Introducing Kred, the new social scoring system
Klout has come under fire recently for a lack of transparency in how their social scoring model works and many say it is easy to game. They have also come under fire for creating profiles on minors, among other things, making it the perfect time for an alternative. Although many despise the very idea of social scoring or users having some arbitrary number attached to their name that either demerits them or adds value to their career somehow, people are obviously interested in scoring as a measure of online influence. But what about offline influence? The Warren Buffett effect is frequently cited as his Klout score hovers around 30 out of 100, yet his offline influence is more massive than nearly anyone on Earth.
Introducing Kred which says it is “the first totally transparent social scoring system to evaluate influence among communities and reward generosity.” They emphasize that “small close networks of normal people are the rock stars of influence.” While the Scobles of the world dominate with impressive Klout scores, Kred believes that offline achievements and influence within a small community is really where it’s at. “We all have influence somewhere,” the company says.

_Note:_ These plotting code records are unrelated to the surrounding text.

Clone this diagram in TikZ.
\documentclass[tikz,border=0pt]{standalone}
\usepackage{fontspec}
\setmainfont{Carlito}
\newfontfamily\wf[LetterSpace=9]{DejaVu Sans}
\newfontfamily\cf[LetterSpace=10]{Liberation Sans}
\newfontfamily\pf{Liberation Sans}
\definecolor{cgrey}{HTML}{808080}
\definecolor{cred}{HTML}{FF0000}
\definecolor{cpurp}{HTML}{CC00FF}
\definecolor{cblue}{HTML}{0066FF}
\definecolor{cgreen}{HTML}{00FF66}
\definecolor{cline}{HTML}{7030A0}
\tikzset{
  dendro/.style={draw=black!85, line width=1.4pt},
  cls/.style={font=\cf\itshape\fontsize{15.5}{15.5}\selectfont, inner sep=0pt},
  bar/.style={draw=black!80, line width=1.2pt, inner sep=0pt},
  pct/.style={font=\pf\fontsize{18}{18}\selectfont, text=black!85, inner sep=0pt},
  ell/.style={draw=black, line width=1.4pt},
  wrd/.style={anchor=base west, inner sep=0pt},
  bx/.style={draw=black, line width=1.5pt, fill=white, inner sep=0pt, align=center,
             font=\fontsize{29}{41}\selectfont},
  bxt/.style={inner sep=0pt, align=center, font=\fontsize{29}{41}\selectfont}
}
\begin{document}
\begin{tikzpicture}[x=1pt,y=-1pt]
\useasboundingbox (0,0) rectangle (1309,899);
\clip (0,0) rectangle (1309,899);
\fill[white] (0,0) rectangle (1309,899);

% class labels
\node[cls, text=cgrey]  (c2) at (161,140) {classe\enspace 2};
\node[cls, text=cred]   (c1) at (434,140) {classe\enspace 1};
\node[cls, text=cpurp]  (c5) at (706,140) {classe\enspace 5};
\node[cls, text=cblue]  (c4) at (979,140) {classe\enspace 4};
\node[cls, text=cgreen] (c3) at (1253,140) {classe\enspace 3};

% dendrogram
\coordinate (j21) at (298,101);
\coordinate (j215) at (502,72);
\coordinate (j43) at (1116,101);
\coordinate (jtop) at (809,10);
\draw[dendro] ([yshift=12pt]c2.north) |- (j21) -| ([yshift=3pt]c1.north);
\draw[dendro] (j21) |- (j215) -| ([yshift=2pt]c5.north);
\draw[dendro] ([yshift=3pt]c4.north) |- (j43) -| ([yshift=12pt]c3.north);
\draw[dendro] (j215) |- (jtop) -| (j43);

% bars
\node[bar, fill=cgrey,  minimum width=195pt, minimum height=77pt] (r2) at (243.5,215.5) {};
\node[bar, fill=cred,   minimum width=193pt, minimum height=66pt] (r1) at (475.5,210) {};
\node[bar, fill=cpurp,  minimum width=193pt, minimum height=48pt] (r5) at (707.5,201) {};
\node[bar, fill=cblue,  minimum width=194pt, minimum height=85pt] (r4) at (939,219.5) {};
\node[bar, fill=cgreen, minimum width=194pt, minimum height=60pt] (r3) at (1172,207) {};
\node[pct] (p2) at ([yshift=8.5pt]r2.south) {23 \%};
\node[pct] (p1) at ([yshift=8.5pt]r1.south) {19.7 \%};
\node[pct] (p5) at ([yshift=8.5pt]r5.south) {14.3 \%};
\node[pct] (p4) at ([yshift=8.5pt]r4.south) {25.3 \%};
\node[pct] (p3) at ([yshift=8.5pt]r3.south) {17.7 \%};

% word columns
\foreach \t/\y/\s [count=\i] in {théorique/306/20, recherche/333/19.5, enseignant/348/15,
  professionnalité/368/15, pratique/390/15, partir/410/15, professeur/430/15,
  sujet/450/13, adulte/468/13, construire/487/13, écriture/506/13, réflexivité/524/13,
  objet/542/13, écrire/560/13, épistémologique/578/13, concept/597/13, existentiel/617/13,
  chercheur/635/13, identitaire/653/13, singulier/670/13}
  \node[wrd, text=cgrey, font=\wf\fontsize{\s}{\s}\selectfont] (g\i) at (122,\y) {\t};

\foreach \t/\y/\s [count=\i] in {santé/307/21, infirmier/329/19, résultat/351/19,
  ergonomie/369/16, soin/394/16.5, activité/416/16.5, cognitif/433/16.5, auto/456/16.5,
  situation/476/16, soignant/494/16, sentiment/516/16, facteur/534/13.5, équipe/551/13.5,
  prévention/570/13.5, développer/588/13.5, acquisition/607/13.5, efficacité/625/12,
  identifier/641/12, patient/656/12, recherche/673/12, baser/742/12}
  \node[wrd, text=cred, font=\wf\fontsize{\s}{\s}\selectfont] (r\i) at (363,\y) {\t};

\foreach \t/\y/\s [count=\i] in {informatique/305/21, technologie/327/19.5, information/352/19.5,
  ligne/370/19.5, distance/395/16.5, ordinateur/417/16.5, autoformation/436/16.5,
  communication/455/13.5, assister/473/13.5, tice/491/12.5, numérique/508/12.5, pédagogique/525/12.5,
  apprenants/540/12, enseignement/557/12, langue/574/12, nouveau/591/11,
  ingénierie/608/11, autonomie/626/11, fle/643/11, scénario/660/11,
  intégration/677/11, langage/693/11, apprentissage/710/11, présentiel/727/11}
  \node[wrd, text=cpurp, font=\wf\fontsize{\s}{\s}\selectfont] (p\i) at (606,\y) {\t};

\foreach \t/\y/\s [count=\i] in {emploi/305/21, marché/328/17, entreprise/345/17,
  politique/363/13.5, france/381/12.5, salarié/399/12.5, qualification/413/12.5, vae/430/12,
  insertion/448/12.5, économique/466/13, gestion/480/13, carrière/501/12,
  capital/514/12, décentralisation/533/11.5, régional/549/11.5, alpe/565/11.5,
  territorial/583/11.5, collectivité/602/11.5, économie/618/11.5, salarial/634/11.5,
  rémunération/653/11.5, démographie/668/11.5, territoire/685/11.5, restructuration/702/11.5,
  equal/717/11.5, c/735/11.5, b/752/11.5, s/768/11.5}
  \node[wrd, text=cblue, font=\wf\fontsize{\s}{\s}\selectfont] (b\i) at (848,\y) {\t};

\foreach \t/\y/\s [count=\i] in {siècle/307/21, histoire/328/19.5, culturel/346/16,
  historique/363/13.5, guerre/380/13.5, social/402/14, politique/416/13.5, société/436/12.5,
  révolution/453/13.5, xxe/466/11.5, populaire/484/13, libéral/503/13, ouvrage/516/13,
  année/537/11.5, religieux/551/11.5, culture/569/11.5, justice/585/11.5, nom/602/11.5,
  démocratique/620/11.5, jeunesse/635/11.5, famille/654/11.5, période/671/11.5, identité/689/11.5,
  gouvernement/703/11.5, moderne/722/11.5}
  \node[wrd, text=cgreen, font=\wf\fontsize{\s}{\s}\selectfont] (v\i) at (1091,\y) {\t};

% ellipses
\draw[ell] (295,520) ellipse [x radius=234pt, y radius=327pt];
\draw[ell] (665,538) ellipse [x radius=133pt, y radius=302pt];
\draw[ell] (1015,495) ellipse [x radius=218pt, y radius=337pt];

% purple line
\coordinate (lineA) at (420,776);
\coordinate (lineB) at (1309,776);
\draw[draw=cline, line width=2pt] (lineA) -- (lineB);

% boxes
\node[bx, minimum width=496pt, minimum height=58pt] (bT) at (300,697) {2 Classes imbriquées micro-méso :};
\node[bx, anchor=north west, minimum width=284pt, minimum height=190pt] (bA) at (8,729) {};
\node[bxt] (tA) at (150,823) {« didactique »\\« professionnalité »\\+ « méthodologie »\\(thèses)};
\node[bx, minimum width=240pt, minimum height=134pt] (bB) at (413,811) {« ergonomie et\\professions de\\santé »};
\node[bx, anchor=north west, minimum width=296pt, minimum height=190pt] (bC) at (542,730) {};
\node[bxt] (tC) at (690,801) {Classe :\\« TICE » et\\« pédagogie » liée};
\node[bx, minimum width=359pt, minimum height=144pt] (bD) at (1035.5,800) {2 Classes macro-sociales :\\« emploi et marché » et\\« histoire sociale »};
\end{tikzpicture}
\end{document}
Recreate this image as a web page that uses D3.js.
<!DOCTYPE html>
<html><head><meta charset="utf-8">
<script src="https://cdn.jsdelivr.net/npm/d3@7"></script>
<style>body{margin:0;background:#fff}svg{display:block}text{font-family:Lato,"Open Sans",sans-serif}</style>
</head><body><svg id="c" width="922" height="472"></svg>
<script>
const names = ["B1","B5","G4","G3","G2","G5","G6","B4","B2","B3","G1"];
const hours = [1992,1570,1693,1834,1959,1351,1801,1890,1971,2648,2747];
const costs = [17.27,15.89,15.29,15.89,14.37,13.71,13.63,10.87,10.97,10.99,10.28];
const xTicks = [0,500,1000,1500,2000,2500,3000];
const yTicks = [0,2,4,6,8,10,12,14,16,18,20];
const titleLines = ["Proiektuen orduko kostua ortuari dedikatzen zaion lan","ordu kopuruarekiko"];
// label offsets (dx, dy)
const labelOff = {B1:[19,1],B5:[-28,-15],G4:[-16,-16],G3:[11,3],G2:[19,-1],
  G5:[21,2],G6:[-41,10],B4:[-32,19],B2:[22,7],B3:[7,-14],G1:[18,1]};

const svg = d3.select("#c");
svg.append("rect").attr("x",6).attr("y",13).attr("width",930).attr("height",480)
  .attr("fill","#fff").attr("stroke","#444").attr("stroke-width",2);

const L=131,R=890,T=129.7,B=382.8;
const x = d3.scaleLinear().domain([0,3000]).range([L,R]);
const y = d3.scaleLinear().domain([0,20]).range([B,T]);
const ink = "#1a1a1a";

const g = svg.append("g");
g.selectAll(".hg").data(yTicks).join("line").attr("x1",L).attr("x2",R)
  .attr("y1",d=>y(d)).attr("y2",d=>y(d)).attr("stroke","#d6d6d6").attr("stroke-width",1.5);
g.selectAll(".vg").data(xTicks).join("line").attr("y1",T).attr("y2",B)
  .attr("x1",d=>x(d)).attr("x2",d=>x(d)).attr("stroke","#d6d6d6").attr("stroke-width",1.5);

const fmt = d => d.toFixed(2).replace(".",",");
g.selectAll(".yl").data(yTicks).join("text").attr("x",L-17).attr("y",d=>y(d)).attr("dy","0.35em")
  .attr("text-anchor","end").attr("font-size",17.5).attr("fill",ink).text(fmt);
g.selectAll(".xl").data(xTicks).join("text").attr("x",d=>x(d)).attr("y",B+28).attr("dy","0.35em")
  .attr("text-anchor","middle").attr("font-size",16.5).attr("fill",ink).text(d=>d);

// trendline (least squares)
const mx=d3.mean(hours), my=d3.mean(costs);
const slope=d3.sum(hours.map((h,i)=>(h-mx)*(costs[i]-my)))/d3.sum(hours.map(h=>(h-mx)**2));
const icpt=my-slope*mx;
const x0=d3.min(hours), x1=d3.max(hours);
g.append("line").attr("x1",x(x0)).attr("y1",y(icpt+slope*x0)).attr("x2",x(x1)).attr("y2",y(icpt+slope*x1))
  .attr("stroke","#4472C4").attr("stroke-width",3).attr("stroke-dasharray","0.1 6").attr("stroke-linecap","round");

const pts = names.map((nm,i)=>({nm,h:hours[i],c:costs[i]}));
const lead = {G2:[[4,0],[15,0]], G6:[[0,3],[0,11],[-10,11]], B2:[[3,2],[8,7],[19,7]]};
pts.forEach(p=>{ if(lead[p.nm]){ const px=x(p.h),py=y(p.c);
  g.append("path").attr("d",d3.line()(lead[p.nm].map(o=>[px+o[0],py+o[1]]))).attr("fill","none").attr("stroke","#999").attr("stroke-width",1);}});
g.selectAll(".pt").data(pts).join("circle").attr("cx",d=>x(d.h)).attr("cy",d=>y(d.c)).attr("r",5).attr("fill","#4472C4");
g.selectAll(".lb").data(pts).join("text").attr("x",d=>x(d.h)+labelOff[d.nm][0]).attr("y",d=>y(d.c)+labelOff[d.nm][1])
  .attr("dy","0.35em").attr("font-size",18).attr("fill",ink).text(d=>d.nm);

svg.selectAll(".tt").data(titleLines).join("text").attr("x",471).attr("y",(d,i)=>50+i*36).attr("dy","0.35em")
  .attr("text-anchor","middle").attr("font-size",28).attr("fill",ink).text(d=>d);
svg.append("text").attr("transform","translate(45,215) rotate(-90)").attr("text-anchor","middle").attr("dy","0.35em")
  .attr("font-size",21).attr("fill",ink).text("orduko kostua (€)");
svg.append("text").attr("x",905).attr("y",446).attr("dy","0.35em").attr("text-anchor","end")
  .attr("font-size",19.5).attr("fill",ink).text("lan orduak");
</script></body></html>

Currently in beta stage, users are in line waiting for invitations that can be obtained over email or by tweeting about Kred which was designed by social analytics company, PeopleBrowsr out of San Francisco.
Kred measures influence, or how you inspire others as well as outreach which is how others inspire you to interact and engage. They integrate offline honors, offer privacy settings (unlike Klout, a major drawback of their service), analytics and an API for custom development and branding. Interestingly, they also offer “fresh content suggestions” by analyzing what news your network hasn’t yet shared, so for example, if you logged in and this story you’re now reading is a few minutes old and it’s not yet hot in your network, it would suggest this story and help you be first to share.
While many will criticize Kred and say we need another social scoring system like we need a kick to the jugular, we think the timing is perfect as Klout takes heat for dozens of issues – why not step in and do what others wont? It’s in demand. The name is easy to remember, they take into account offline achievements, and offer privacy, solving many of today’s social scoring issues. It will be interesting to see how people take to it and what issues will come with yet another scoring system.